Confession time. I have been trying to write this article for weeks now. I would go to my computer and type up my thoughts, but I could never hit the publish button because I didn’t say what I wanted to say. It began with a strong retort of the pseudo cheerleaders from the Houston Astros, girls in tight white costumes dancing around and handing out prizes as some sort of ambASSador for the Astros.
I am not offended by cheerleading. Turn on ESPN, and you can see some real athletic skill, but these AmbASSadors are not cheerleaders, but a reminder that MLB and the owners have forgotten one very important fact: Women are half the fan base of Major League Baseball. Now, I don’t have the exact numbers, but you get a group of people, and chances are half of the group are going to be women. A family of four, a company outing, a group of college students, half of those are going to be women.
Now let’s take a trip to the MLB store, where the lack of consideration is huge when it comes to the merchandise available to women. Now, the current trend is to have a woman’s jersey be shorter and tighter. While I like the feel of a man’s jersey on me, I understand, and my female friends have said they prefer this style.
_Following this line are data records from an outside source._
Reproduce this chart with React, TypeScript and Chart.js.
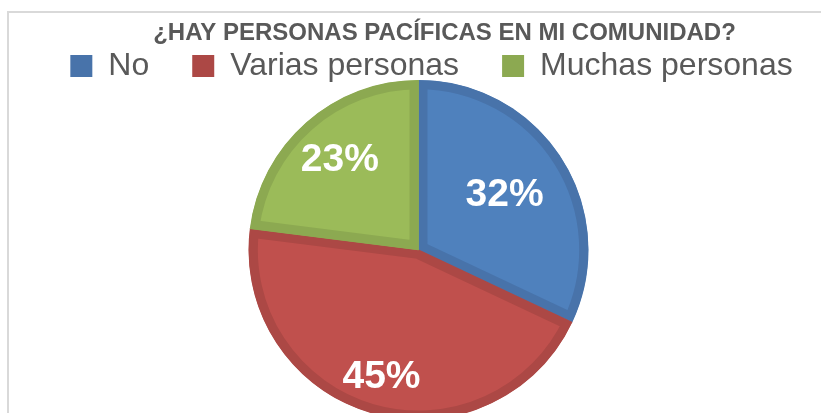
import React, { useEffect, useRef } from "react";
import { Chart, registerables } from "chart.js";

Chart.register(...registerables);

const categories = ["No", "Varias personas", "Muchas personas"];
const values = [32, 45, 23];
const titleText = "¿HAY PERSONAS PACÍFICAS EN MI COMUNIDAD?";

const fillColors = ["#4F81BD", "#C0504D", "#9BBB59"];
const borderColors = ["#4873AA", "#AC4845", "#8CA951"];
const labelRadiusFactors = [0.6, 0.78, 0.7];

const sliceLabels = {
  id: "sliceLabels",
  afterDatasetsDraw(chart: any) {
    const meta = chart.getDatasetMeta(0);
    const ctx = chart.ctx;
    ctx.save();
    ctx.fillStyle = "#FFFFFF";
    ctx.font = "bold 39px 'Liberation Sans', Arial, sans-serif";
    ctx.textAlign = "center";
    ctx.textBaseline = "middle";
    meta.data.forEach((arc: any, i: number) => {
      const p = arc.getProps(["x", "y", "startAngle", "endAngle", "outerRadius"], true);
      const mid = (p.startAngle + p.endAngle) / 2;
      const r = p.outerRadius * labelRadiusFactors[i];
      const v = chart.data.datasets[0].data[i];
      ctx.fillText(v + "%", p.x + Math.cos(mid) * r, p.y + Math.sin(mid) * r);
    });
    ctx.restore();
  },
};

const shiftBoxes = {
  id: "shiftBoxes",
  afterLayout(chart: any) {
    const t = chart.titleBlock;
    if (t) {
      t.left += 26;
      t.right += 26;
    }
    const l = chart.legend;
    if (l) {
      const want = 53; // canvas y of legend box centre
      const cur = l.top + 43 + 16;
      const dy = want - cur;
      l.left += 13;
      l.right += 13;
      l.top += dy;
      l.bottom += dy;
    }
  },
};

export default function App() {
  const ref = useRef<HTMLCanvasElement | null>(null);

  useEffect(() => {
    if (!ref.current) return;
    const chart = new Chart(ref.current, {
      type: "pie",
      data: {
        labels: categories,
        datasets: [
          {
            data: values,
            backgroundColor: fillColors,
            borderColor: borderColors,
            borderWidth: 9,
            borderAlign: "inner",
            radius: 170,
          } as any,
        ],
      },
      options: {
        animation: false,
        responsive: false,
        events: [],
        layout: { padding: { top: 0, left: 0, right: 0, bottom: 46 } },
        plugins: {
          tooltip: { enabled: false },
          title: {
            display: true,
            text: titleText,
            color: "#595959",
            font: { family: "'Liberation Sans', Arial, sans-serif", size: 24, weight: "bold" },
            padding: { top: 6, bottom: 0 },
          },
          legend: {
            display: true,
            position: "top",
            labels: {
              color: "#595959",
              font: { family: "'Liberation Sans', Arial, sans-serif", size: 32 },
              boxWidth: 22,
              boxHeight: 22,
              padding: 43,
              generateLabels: (c: any) => {
                const base = (Chart as any).overrides.doughnut.plugins.legend.labels.generateLabels(c);
                return base.map((it: any, i: number) => ({
                  ...it,
                  fillStyle: borderColors[i],
                  strokeStyle: borderColors[i],
                  lineWidth: 0,
                }));
              },
            },
          },
        },
      } as any,
      plugins: [sliceLabels, shiftBoxes],
    });
    return () => chart.destroy();
  }, []);

  return (
    <div
      style={{
        position: "fixed",
        left: 0,
        top: 0,
        width: 821,
        height: 413,
        overflow: "hidden",
        background: "#FFFFFF",
      }}
    >
      <div
        style={{
          position: "absolute",
          left: 7,
          top: 11,
          width: 840,
          height: 460,
          border: "2px solid #D9D9D9",
          boxSizing: "border-box",
        }}
      />
      <canvas
        ref={ref}
        width={819}
        height={400}
        style={{ position: "absolute", left: 9, top: 13, width: 819, height: 400 }}
      />
    </div>
  );
}
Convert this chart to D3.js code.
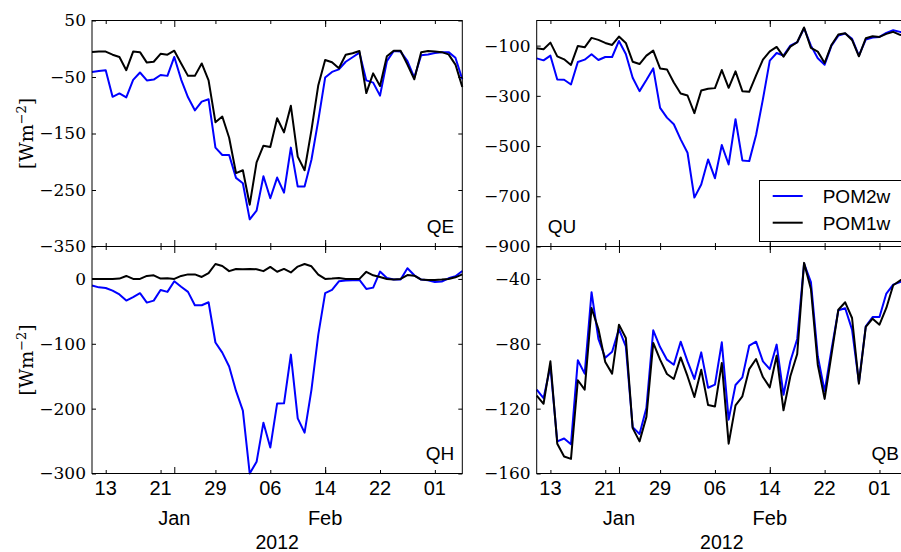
<!DOCTYPE html>
<html>
<head>
<meta charset="utf-8">
<script src="https://cdn.jsdelivr.net/npm/d3@7/dist/d3.min.js"></script>
<style>
  body { margin: 0; background: #fff; }
  svg { display: block; }
  .line { fill: none; stroke-width: 2; stroke-linejoin: round; }
  .axis path { display: none; }
  .axis line { stroke: #000; }
</style>
</head>
<body>
<svg id="chart" width="901" height="552"></svg>
<script>
// daily values, 11 Jan 2012 .. 5 Mar 2012
var startDay = "2012-01-11", endDay = "2012-03-05";
var seriesNames = ["POM2w", "POM1w"];
var seriesColors = ["#0000ff", "#000000"];

var qe2w = [-41,-39.5,-38,-85,-79,-86,-55,-42,-56,-54.5,-46.5,-48,-14.5,-54.5,-86,-109,-93.6,-89.5,-175,-188,-188,-228.5,-238,-302,-286.6,-225.6,-264.5,-228,-254.6,-175,-244,-244,-196.5,-126.7,-51,-41,-36.6,-23,-15,-7,-56,-60,-83,-22,-4,-5,-22,-51,-11.6,-10,-7.5,-6,-6,-16,-54];
var qe1w = [-5.8,-5,-5,-10.5,-14.5,-38,-5,-6,-24.5,-23,-9,-10.5,-3.5,-26,-48,-48,-26,-56,-130,-120,-157.5,-220,-215,-276,-201,-171.5,-174,-123,-148,-101,-191,-215,-144,-64.5,-20,-24,-34.5,-10.5,-8,-4,-78.5,-43.6,-66,-13.4,-3.5,-3.5,-28,-54,-6,-4,-5,-6,-10,-28,-67.5];

var qh2w = [-10,-13,-14,-18,-24,-33.4,-28,-22,-36.5,-33.4,-17,-20,-3.6,-12,-20,-40.6,-40.6,-36,-98,-113.6,-135,-172.7,-203,-300,-282,-221.6,-260,-192,-191.8,-116.7,-215,-237,-171,-86,-22,-17,-3.6,-2.6,-2,-1.5,-15.4,-13.4,11.3,1.5,-1,-1,16.5,5.6,-1,-2,-4.6,-4,1,4,12.3];
var qh1w = [0,0,0,0,0.5,4.6,0,0,4.6,5.6,0.5,1,0,4.6,7,7,3,9,23,20,12,15.4,15,15.4,15,12,18.5,11,15.4,10,19,23,19.5,6.7,0,0.5,1.5,0,0,0,11,5.6,3,0,-1,0,6,5,-1,-1.5,-1.5,-1,0,2.5,7];

var qu2w = [-150.7,-158.7,-140,-234.7,-236,-254.7,-165.3,-156,-134.7,-157.3,-145.3,-145.3,-81.3,-133.3,-228,-281.3,-237.3,-190.7,-348,-386.7,-413.3,-473.3,-526.7,-705.3,-653.3,-553.3,-628,-496,-573.3,-393.3,-557.3,-560,-456,-313.3,-160,-129.3,-140,-100,-86.7,-30.7,-100,-150.7,-176,-100,-60,-52,-73.3,-140,-76,-68,-65.3,-49.3,-38.7,-45.3,-52];
var qu1w = [-110.7,-114.7,-88,-142.7,-154.7,-177,-101.3,-106.7,-69.3,-77.3,-89.3,-97.3,-64,-89.3,-164,-173.3,-140,-120,-190.7,-194.7,-246.7,-290.7,-298.7,-369,-278.7,-272,-269.3,-197.3,-268,-202.7,-281.3,-284,-218.7,-156,-122.7,-105.3,-144,-104,-86.7,-28,-109.3,-124,-169.3,-97.3,-56,-50.7,-77.3,-142.7,-70.7,-62.7,-65.3,-53.3,-45.3,-57.3,-62];

var qb2w = [-108.3,-113.5,-93.9,-140.2,-138.4,-142,-90.2,-98.4,-48.2,-77,-88.6,-84.9,-70.9,-81.6,-131.4,-135.6,-119.6,-71.7,-82,-89.8,-92.9,-78.7,-90.8,-101.7,-85.3,-107.1,-105.2,-79.1,-126.8,-105.4,-100.7,-81.2,-78.7,-90.8,-95.6,-80.5,-111.4,-90.8,-77,-30.5,-42,-87.7,-109.3,-83.6,-59.3,-58.1,-71.3,-103.8,-69.2,-63.5,-63.5,-49,-43.5,-42,-40];
var qb1w = [-112,-117,-90.8,-141.6,-149.5,-151,-102.5,-108.3,-57.9,-70.9,-91.2,-98.4,-68.2,-76.4,-132,-140.2,-125.2,-79.5,-89.8,-98.6,-101.7,-88.4,-100,-112.8,-96,-117.8,-118.7,-91.9,-141.6,-118,-112.4,-95.6,-89.4,-100.5,-106.9,-87.3,-121,-100,-86.3,-30.1,-46.2,-92.9,-114,-86.7,-59,-54.4,-64.1,-104.6,-69.6,-64.5,-68.2,-57.9,-43.9,-41,-38];

var dayTicks = ["2012-01-13","2012-01-21","2012-01-29","2012-02-06","2012-02-14","2012-02-22","2012-03-01"];
var monthTicks = ["2012-01-23","2012-02-14"];
var monthLabels = ["Jan","Feb"];
var yearLabel = "2012";

var qeTicks = [50,-50,-150,-250,-350];
var qhTicks = [0,-100,-200,-300];
var quTicks = [-100,-300,-500,-700,-900];
var qbTicks = [-40,-80,-120,-160];

var parse = d3.utcParse("%Y-%m-%d");
var days = d3.utcDay.range(parse(startDay), d3.utcDay.offset(parse(endDay), 1));

var svg = d3.select("#chart");
svg.append("rect").attr("width", 901).attr("height", 552).attr("fill", "#fff");

var serif = "'DejaVu Serif', serif";
var sans = "'Liberation Sans', Arial, sans-serif";
var minus = function(v){ return String(v).replace("-", "\u2212"); };

var colX = [[92, 462.3], [536.7, 906.9]];
var rowY = [[20.5, 246.5], [246.5, 473.5]];

function drawPanel(col, row, domain, ticks, series, label, labelSide, showYLabel){
  var x0 = colX[col][0], x1 = colX[col][1], y0 = rowY[row][0], y1 = rowY[row][1];
  var x = d3.scaleUtc().domain([parse(startDay), parse(endDay)]).range([x0, x1]);
  var y = d3.scaleLinear().domain(domain).range([y1, y0]);
  var g = svg.append("g");

  var line = d3.line()
    .x(function(d, i){ return x(days[i]); })
    .y(function(d){ return y(d); });

  series.forEach(function(s, k){
    g.append("path").attr("class", "line")
      .attr("d", line(s))
      .style("stroke", seriesColors[k]);
  });

  // y axis, ticks inside
  g.append("g").attr("class", "axis")
    .attr("transform", "translate(" + x0 + ",0)")
    .call(d3.axisLeft(y).tickValues(ticks).tickSize(-4).tickPadding(6).tickFormat(minus))
    .selectAll("text").style("font", "17px " + serif).attr("fill", "#000");
  g.append("g").attr("class", "axis")
    .attr("transform", "translate(" + x1 + ",0)")
    .call(d3.axisRight(y).tickValues(ticks).tickSize(-4).tickFormat(""));

  // x ticks: day (minor) and month (major) on top and bottom
  var dt = dayTicks.map(parse), mt = monthTicks.map(parse);
  [[d3.axisBottom, y1], [d3.axisTop, y0]].forEach(function(a, k){
    g.append("g").attr("class", "axis")
      .attr("transform", "translate(0," + a[1] + ")")
      .call(a[0](x).tickValues(dt).tickSize(-3.5).tickFormat(""));
    g.append("g").attr("class", "axis")
      .attr("transform", "translate(0," + a[1] + ")")
      .call(a[0](x).tickValues(mt).tickSize(-6.5).tickFormat(""));
  });

  if (row == 1) {
    g.selectAll(".daylab").data(dt).enter().append("text")
      .attr("x", function(d){ return x(d); })
      .attr("y", y1 + 21.5)
      .attr("text-anchor", "middle")
      .style("font", "20px " + sans)
      .text(d3.utcFormat("%d"));
    g.selectAll(".monlab").data(mt).enter().append("text")
      .attr("x", function(d){ return x(d); })
      .attr("y", y1 + 51.5)
      .attr("text-anchor", "middle")
      .style("font", "20px " + sans)
      .text(function(d, i){ return monthLabels[i]; });
    g.append("text")
      .attr("x", (x0 + x1) / 2).attr("y", y1 + 75)
      .attr("text-anchor", "middle")
      .style("font", "19.5px " + sans)
      .text(yearLabel);
  }

  // frame
  g.append("rect")
    .attr("x", x0).attr("y", y0)
    .attr("width", x1 - x0).attr("height", y1 - y0)
    .attr("fill", "none").attr("stroke", "#000").attr("stroke-width", 1);

  g.append("text")
    .attr("x", labelSide == "right" ? x1 - 8 : x0 + 11)
    .attr("y", y1 - 14)
    .attr("text-anchor", labelSide == "right" ? "end" : "start")
    .style("font", "19px " + sans)
    .text(label);

  if (showYLabel) {
    var t = g.append("text")
      .attr("transform", "translate(33," + ((y0 + y1) / 2) + ") rotate(-90)")
      .attr("text-anchor", "middle")
      .style("font", "19px " + serif);
    t.append("tspan").text("[Wm");
    t.append("tspan").attr("dy", -7).style("font-size", "13px").text("\u22122");
    t.append("tspan").attr("dy", 7).text("]");
  }
}

drawPanel(0, 0, [-350, 50], qeTicks, [qe2w, qe1w], "QE", "right", true);
drawPanel(0, 1, [-300, 50], qhTicks, [qh2w, qh1w], "QH", "right", true);
drawPanel(1, 0, [-900, 0], quTicks, [qu2w, qu1w], "QU", "left", false);
drawPanel(1, 1, [-160, -20], qbTicks, [qb2w, qb1w], "QB", "right", false);

// legend in the QU panel
var lg = svg.append("g");
lg.append("rect")
  .attr("x", 759.5).attr("y", 180.5).attr("width", 160).attr("height", 61)
  .attr("fill", "#fff").attr("stroke", "#000").attr("stroke-width", 1);
seriesNames.forEach(function(name, k){
  var yy = 196 + k * 26.7;
  lg.append("line")
    .attr("x1", 772.7).attr("x2", 802.7).attr("y1", yy).attr("y2", yy)
    .attr("stroke", seriesColors[k]).attr("stroke-width", 2);
  lg.append("text")
    .attr("x", 822.7).attr("y", yy + 7)
    .style("font", "19px " + sans)
    .text(name);
});
</script>
</body>
</html>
But I think we can all agree that when it comes to other things offered by MLB, clearly, no one asked a woman or thought of what a woman wanted to wear or purchase.
There are some wonderful things to buy. A Dooney and Bourke purse. Yes, I have a thing for purses, and I really, really want one. This is a definite plus for me, but then the negative.
The image of this pops on the screen.
This tiny piece of fabric with the Texas Rangers logo can be yours for $34.99. Or if you are into thongs, they have something for you as well.
I go to the man’s side to see if there is something for Channing Tatum’s character Magic Mike, but all that is is the very tame boxer shorts.
And last and certainly not least, let’s thank MLB for perpetuating the ideal woman image. In the swimwear, get a little Ranger T and A.
Now, in a moment of fairness, MLB did a little ideal image on the male side of swimwear.
However, this is available in sizes up to 4X, while the itty bitty bikini is only available up to a large.
It is simply time for MLB to be aware about the women in the stands. Many women I have come to know are real baseball fans. They know players and the game of baseball. We want to celebrate our team, but not have bouncing boobs or asses in our faces. Also, when we come to a game, not being made fun of. Last year, a group of sorority girls came to an Arizona Diamondbacks game and were selfie shamed by guys in the press box. These ladies full of class turned down free tickets for themselves and instead asked that the tickets be given to a charity that help victims of domestic violence.
Again, what MLB and owners and, in this case, guys in the press box are forgetting is that these are potential long-term fans, paying money to see the game, buying merchandise and food. While I am not negating their wonderful charity act, if it was me and my friends and we were treated this way, I wouldn’t go back.
MLB needs to show respect and consideration to the female fan’s needs and wants. This is our game, too.